When you see the bronze statue of the Confederate soldier standing guard in Oxford’s Courthouse Square you know you’ve arrived in Faulkner Country, where the past is never past. And in this case, what that means is a beautifully preserved town, filled with charming historic structures and as thick with Faulknerian ambience as a Faulkner sentence is with words. You half expect one of the gang—Colonel Sartoris, Boon Hoggenbeck, Quentin Compson—to stroll up.

Instead, you’ll want to take a stroll of your own through historic downtown and into Oxford’s historic neighborhoods. Rebuilt in 1872, the Courthouse Square has been designated a National Historic District. Cafes, shops and galleries now occupy the carefully restored structures around the square where Faulkner’s closest family and friends, like his grandfather and his mentor Phil Stone, once had offices. One special highlight is Square Books, one of the finest independent bookstores in the nation. When the world’s greatest writers make their pilgrimage to Faulkner’s home, they always stop here, too.

Beyond the Square, you’ll find more echoes of Faulkner, as well as some lovely historic architecture. At St. Peter's Episcopal Church, one of Oxford’s many historic churches, the minister refused to marry William and Estelle Faulkner because Estelle was a divorced woman; many scholars believe the Isom Home was the prototype for the house in A Rose for Emily, and the occupants of the Chandler House may have provided inspiration for The Sound and the Fury. And there are dozens of other historic homes with stories of their own, like Ammandale, Fiddler’s Folly, Cedar Oaks, and the The Magnolias.

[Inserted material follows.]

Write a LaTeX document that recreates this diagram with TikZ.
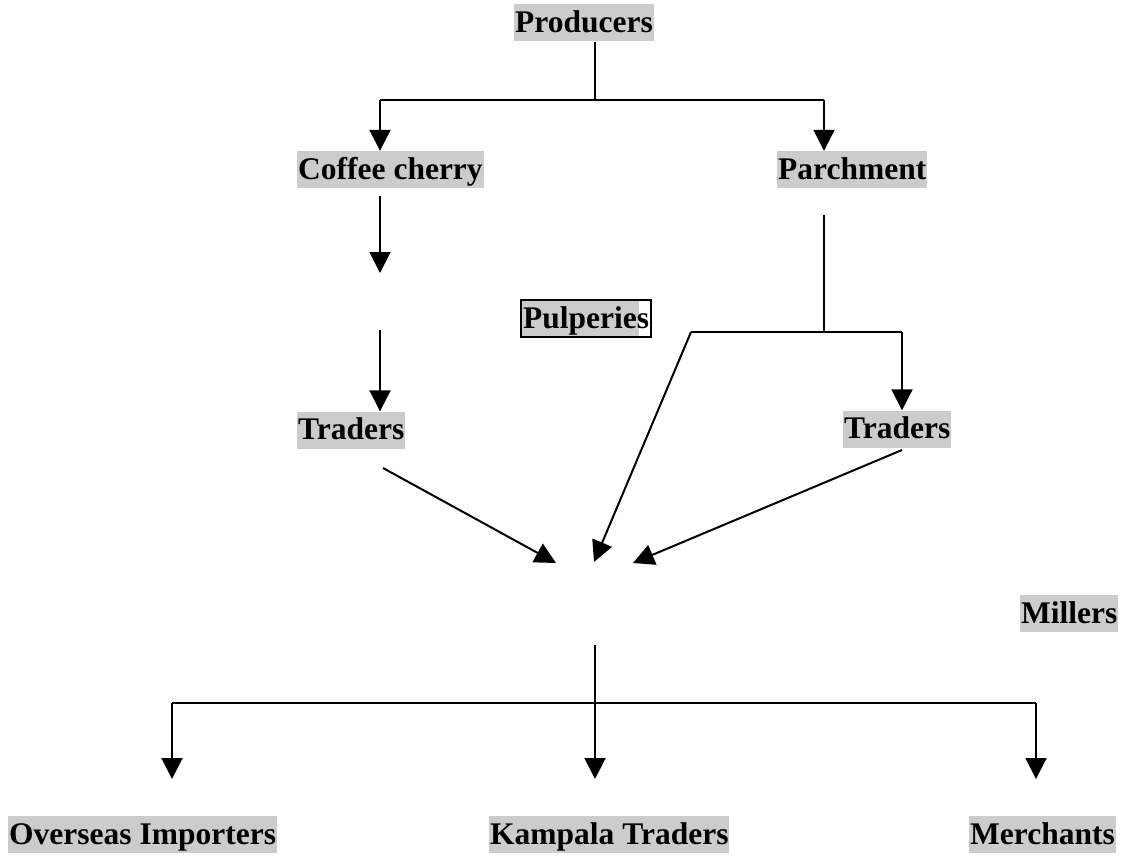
\documentclass[tikz,border=0pt]{standalone}
\usepackage{fontspec}
\setmainfont{Liberation Serif}
\usetikzlibrary{arrows.meta}
\definecolor{lbl}{RGB}{204,204,204}
\tikzset{
  lab/.style={anchor=west, fill=lbl, inner xsep=1pt, inner ysep=0pt,
    minimum height=37pt, text height=28pt, text depth=9pt,
    font=\fontsize{31.5}{36}\selectfont\bfseries},
  ln/.style={line width=2pt, draw=black},
  arr/.style={ln, -{Triangle[length=21pt,width=21pt]}},
}
\begin{document}
\begin{tikzpicture}[x=1pt,y=-1pt]
\useasboundingbox (0,0) rectangle (1123,856);
% labels
\node[lab] (prod) at (514,23) {Producers};
\node[lab] (cherry) at (297,169.5) {Coffee cherry};
\node[lab] (parch) at (777,169.5) {Parchment};
\node[lab, fill=none, draw, line width=2pt, inner xsep=2pt,
  path picture={\fill[lbl] (path picture bounding box.south west) rectangle ([xshift=-12pt]path picture bounding box.north east);}]
  (pulp) at (520,318.5) {Pulperies};
\node[lab] (tradL) at (297,430) {Traders\hspace{9pt}};
\node[lab] (tradR) at (843,429) {Traders};
\node[lab] (mill) at (1020,613.5) {Millers};
\node[lab] (over) at (8,834.5) {Overseas Importers};
\node[lab] (kamp) at (489,834.5) {Kampala Traders};
\node[lab] (merch) at (969,834.5) {Merchants};
% junction coordinates
\coordinate (j1) at (595,100);
\coordinate (ja) at (380,100);
\coordinate (jb) at (824,100);
\coordinate (c1) at (380,196);
\coordinate (c2) at (380,273);
\coordinate (c3) at (380,330);
\coordinate (p1) at (824,215);
\coordinate (p2) at (824,332);
\coordinate (pl) at (691,332);
\coordinate (pr) at (902,332);
\coordinate (mL) at (556,563);
\coordinate (mC) at (594,562);
\coordinate (mR) at (633,563);
\coordinate (sL) at (383,468);
\coordinate (sR) at (902,450);
\coordinate (m1) at (595,645);
\coordinate (m2) at (595,703);
\coordinate (ka) at (172,703);
\coordinate (kb) at (1036,703);
% connectors
\draw[ln] (prod.south -| j1) -- (j1);
\draw[ln] (ja) -- (jb);
\draw[arr] (ja) -- (ja |- cherry.north);
\draw[arr] (jb) -- (jb |- parch.north);
\draw[arr] (c1) -- (c2);
\draw[arr] (c3) -- (tradL.north -| c3);
\draw[ln] (p1) -- (p2);
\draw[ln] (pl) -- (pr);
\draw[arr] (pr) -- (pr |- tradR.north);
\draw[arr] (pl) -- (mC);
\draw[arr] (sL) -- (mL);
\draw[arr] (sR) -- (mR);
\draw[ln] (m1) -- (m2);
\draw[ln] (ka) -- (kb);
\draw[arr] (ka) -- (ka |- 0,779);
\draw[arr] (m2) -- (m2 |- 0,779);
\draw[arr] (kb) -- (kb |- 0,779);
\end{tikzpicture}
\end{document}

The L.Q.C. Lamar House, a National Historic Landmark now being converted to a house museum, was once the residence of the noted Mississippi lawmaker and United States Supreme Court Justice. Although he drafted Mississippi’s Ordinance of Secession, Lamar later gave a eulogy for abolitionist Charles Sumner so eloquent it earned a place in John F. Kennedy’s Profiles in Courage. The quaint Carpenter Gothic style of the home of Theora Hamblett would seem to have suited the bold colorful strokes that characterized the works of this nationally renowned primitive painter, although the delicate Victorian simplicity of the Walton-Young House seems an unlikely starting point for writer Stark Young, whose lavish novel of the antebellum South, So Red the Rose, was a national sensation, and set the stage for the phenomenal success of Margaret Mitchell’s epic only a few years later.

Today, the Walton-Young House is operated by the University of Mississippi Museum, a pavilion program that also includes five significant collections and one more famous residence. There’s more history at the campus, too; probably the best place to start your tour is at the crossroads of history, where the Old South and the New South stand side by side, and venerable campus institution has preserved its wounds to mark its change.